About the Artist
Dr. Sarah Willard Gray PhD is an exuberant, intuitive artist who has been painting and exhibiting for over 25 years. Her work is forceful, supported by fine draughtsmanship and traditional and abstract painting techniques.
She has a love of the landscape, the bush, the hills and the Wingecarribee River on the Southern Highlands of New South Wales. This basic landscape as narrative is balanced by her expressive execution and used as a platform to play out the act of painting. Her bold and vibrant painting style is infused with personality that reflects her drive and dedication. Sarah's thorough enjoyment of painting is evident through the essence and grandeur reflected in her confident brushstrokes and dramatic colours.

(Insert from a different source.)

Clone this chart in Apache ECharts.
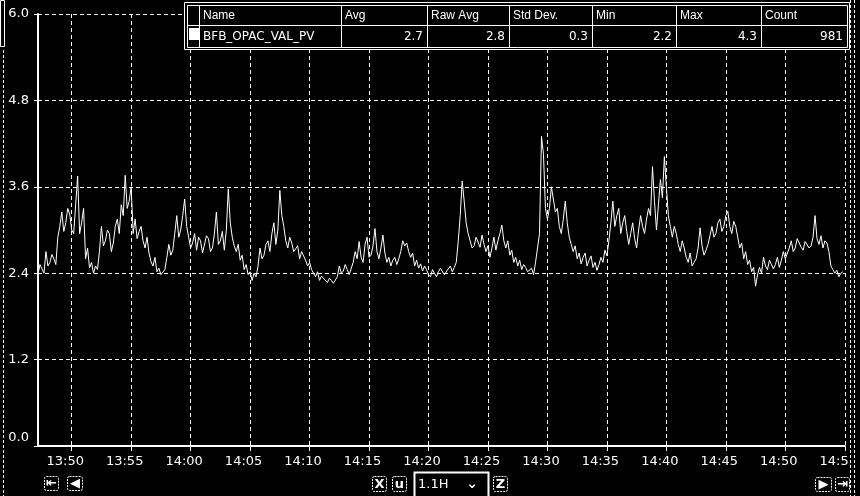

The following statement is from the opening of Dr. Gray's exhibition of the 36 Paintings connected to her PhD written thesis. The statement is by Dr. Richard Hook - a longtime art lecturer at Wollongong University in New South Wales, Australia.
All of her paintings are from a mapping viewpoint and mirror the title of her written thesis - The Cartographic Paradigm in Contemporary Australian Landscape Painting: Concepts of Ownership, Belonging and Place 1950-2014.

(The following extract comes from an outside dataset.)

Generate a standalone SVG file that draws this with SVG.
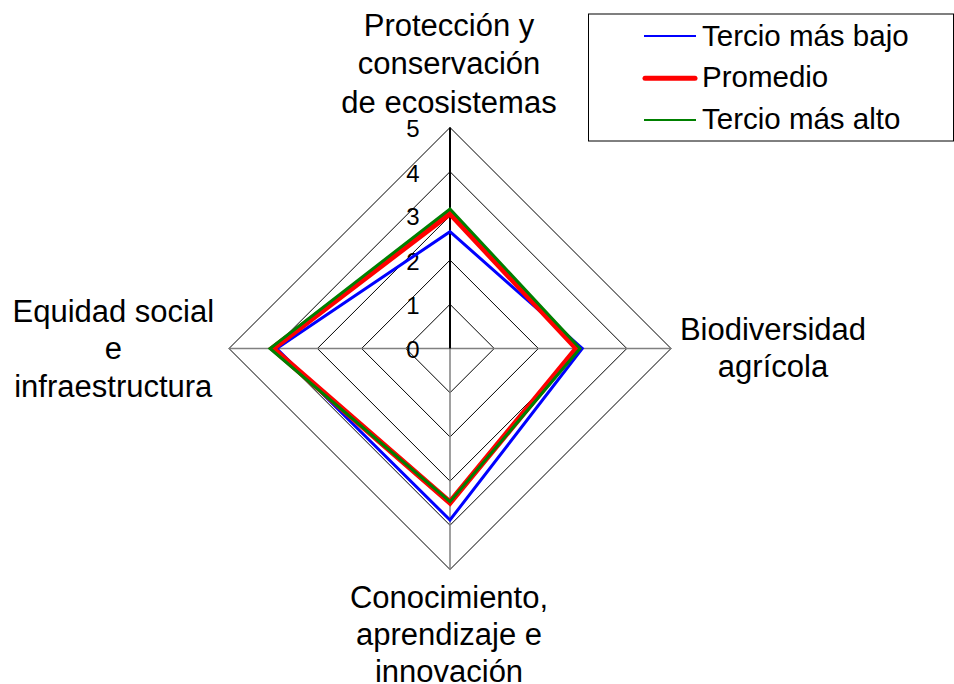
<svg xmlns="http://www.w3.org/2000/svg" width="954" height="684" viewBox="0 0 954 684">
<style>
text{font-family:"Liberation Sans",Arial,sans-serif;fill:#000}
.lbl{font-size:31px;text-anchor:middle}
.tick{font-size:24px;text-anchor:middle}
.leg{font-size:29.5px}
.ring{fill:none;stroke:#000;stroke-width:1}
.axis{stroke:#808080;stroke-width:1.5}
.s{fill:none;stroke-linejoin:miter}
</style>
<rect width="954" height="684" fill="#fff"/>
<g id="grid">
<polygon class="ring" points="450,304.3 494.2,348.5 450,392.7 405.8,348.5"/>
<polygon class="ring" points="450,260.1 538.4,348.5 450,436.9 361.6,348.5"/>
<polygon class="ring" points="450,215.9 582.6,348.5 450,481.1 317.4,348.5"/>
<polygon class="ring" points="450,171.7 626.8,348.5 450,525.3 273.2,348.5"/>
<polygon class="ring" points="450,127.5 671,348.5 450,569.5 229,348.5"/>
<line class="axis" x1="229" y1="348.5" x2="671" y2="348.5"/>
<line class="axis" x1="450" y1="348.5" x2="450" y2="569.5"/>
<line x1="450" y1="348.5" x2="450" y2="127.5" stroke="#000" stroke-width="2"/>
</g>
<g id="ticks">
<text class="tick" x="413" y="358">0</text>
<text class="tick" x="413" y="314">1</text>
<text class="tick" x="413" y="269.5">2</text>
<text class="tick" x="413" y="225">3</text>
<text class="tick" x="413" y="181.5">4</text>
<text class="tick" x="413" y="136.5">5</text>
</g>
<g id="connectors">
<polygon id="serie-bajo" class="s" stroke="#0000ff" stroke-width="3" points="450,231.7 582.3,348.5 450,520 276.7,348.5"/>
<polygon id="serie-promedio" class="s" stroke="#ff0000" stroke-width="6" points="450,213.3 576.7,348.5 450,502.5 272.7,348.5"/>
<polygon id="serie-alto" class="s" stroke="#008000" stroke-width="3" points="450,209 580,348.5 450,501.7 270,348.5"/>
</g>
<g id="node-proteccion">
<text class="lbl" x="449" y="36">Protección y</text>
<text class="lbl" x="449" y="74.3">conservación</text>
<text class="lbl" x="449" y="112.6">de ecosistemas</text>
</g>
<g id="node-biodiversidad">
<text class="lbl" x="773" y="340">Biodiversidad</text>
<text class="lbl" x="773" y="377">agrícola</text>
</g>
<g id="node-conocimiento">
<text class="lbl" x="449" y="608">Conocimiento,</text>
<text class="lbl" x="449" y="645.3">aprendizaje e</text>
<text class="lbl" x="449" y="682">innovación</text>
</g>
<g id="node-equidad">
<text class="lbl" x="113.3" y="321.7">Equidad social</text>
<text class="lbl" x="113.3" y="358.7">e</text>
<text class="lbl" x="113.3" y="396.7">infraestructura</text>
</g>
<g id="legend">
<rect x="588.5" y="14" width="365" height="127" fill="#fff" stroke="#000" stroke-width="1"/>
<line x1="644" y1="36" x2="696" y2="36" stroke="#0000ff" stroke-width="2"/>
<line x1="645" y1="78.3" x2="695" y2="78.3" stroke="#ff0000" stroke-width="5" stroke-linecap="round"/>
<line x1="644" y1="120" x2="696" y2="120" stroke="#008000" stroke-width="2"/>
<text class="leg" x="702" y="45.5">Tercio más bajo</text>
<text class="leg" x="702" y="87">Promedio</text>
<text class="leg" x="702" y="128.5">Tercio más alto</text>
</g>
</svg>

"Robert Rosenblum's 1975 study of landscape painting, from the northern European transcendentalist tradition through to American Abstract Expressionism, has not been matched, as far as I'm aware, by any other comparable study of landscape painting based on empirical observation, beginning with say Turner's topographic work, Constable, Corot, the Impressionists and through 20th Century abstraction via a lineage that takes in Matisse, de Kooning, Kline, Pollock, Joan Mitchell, Maria da Silva, Richard Diebenkorn, John Passmore, Fred Williams and contemporary painters such as Sean Scully, Per Kirkeby and Brendan Stewart Burns. The work of these painters is mostly without metaphysical pretensions as it negotiates perceptual experience through a dialectic of figuration and abstraction. I would place Sarah Willard Gray within this empirical tradition.
Whatever else they are, her paintings are sensuous responses to the places she loves: we can see it in the rich, deep earthy reds and muted greens and purples, the soft creams and lovely textures and the shimmer of paint. This is her poetry of place, responding to the here and now.